For freelancers billing clients: yes. Free up to 5 users with unlimited projects; Starter adds billable rates for $9/month (annual). No serious free-tier competitor offers comparable invoicing functionality without surveillance trade-offs, project caps, or paywalled reports.

What’s the real privacy cost of Timely’s Memory agent?

Timely tracks app names, window titles, and URLs — but no screenshots, keystrokes, or file contents. Data is private to the individual user by default; managers cannot see your raw activity log. Real risks: AI miscategorization creating billing errors; no HIPAA compliance blocking regulated industries; and a desktop agent that some corporate IT environments will reject outright.

Which is better for freelancers billing clients: Toggl or Timely?
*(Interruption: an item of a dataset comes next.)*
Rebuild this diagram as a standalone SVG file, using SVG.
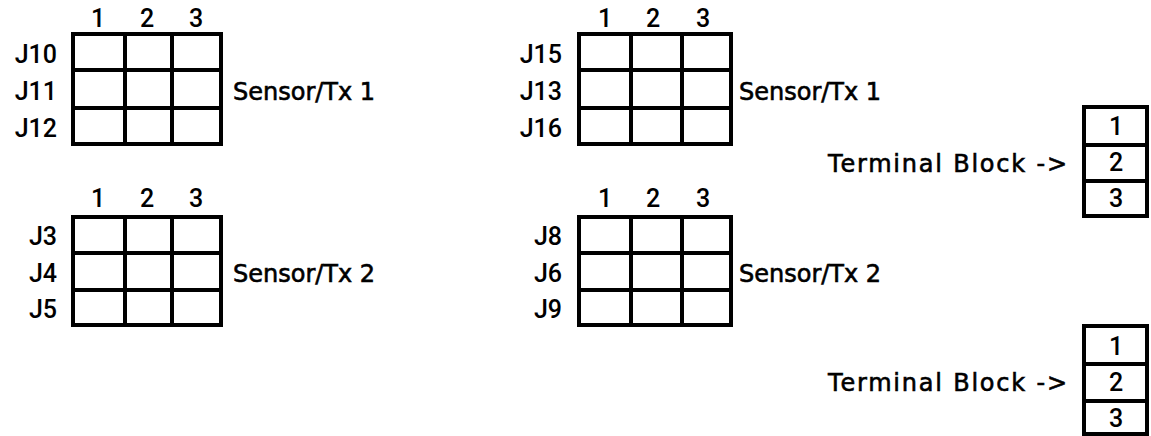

Toggl. The free plan covers basic tracking; Starter ($9/month annual) adds billable rates and exportable reports. Timely’s Starter starts at the same price but caps at 5 users and 20 projects, requires desktop installation, and needs a training period before the AI is reliable enough to trust for invoicing. The overhead isn’t justified for most solo freelancers.

Do automatic time tracking apps actually improve billable hours?

In theory, yes — automatic tracking catches time that manual loggers forget. In practice, Timely’s AI-generated entries still require review and correction, and miscategorized entries can produce billing errors rather than fix them. Real improvement happens in high-task-switch environments; the gain is marginal to negative for focused workers with predictable daily routines.


Just Start with the Free Plan

Toggl wins for most people — not because Timely is bad, but because “the AI does it for you” is never as clean as the pricing page implies.

If you’re a freelancer who needs to invoice clients: download Toggl, set up your projects, use the free plan. It handles everything you need. If six months from now you’re consistently missing hours because your workflow involves constant context-switching and manual logging has broken down, that’s the moment to revisit Timely.

The best time tracking setup is the one you’ll actually use — and for most people, that’s still a timer, not a surveillance agent.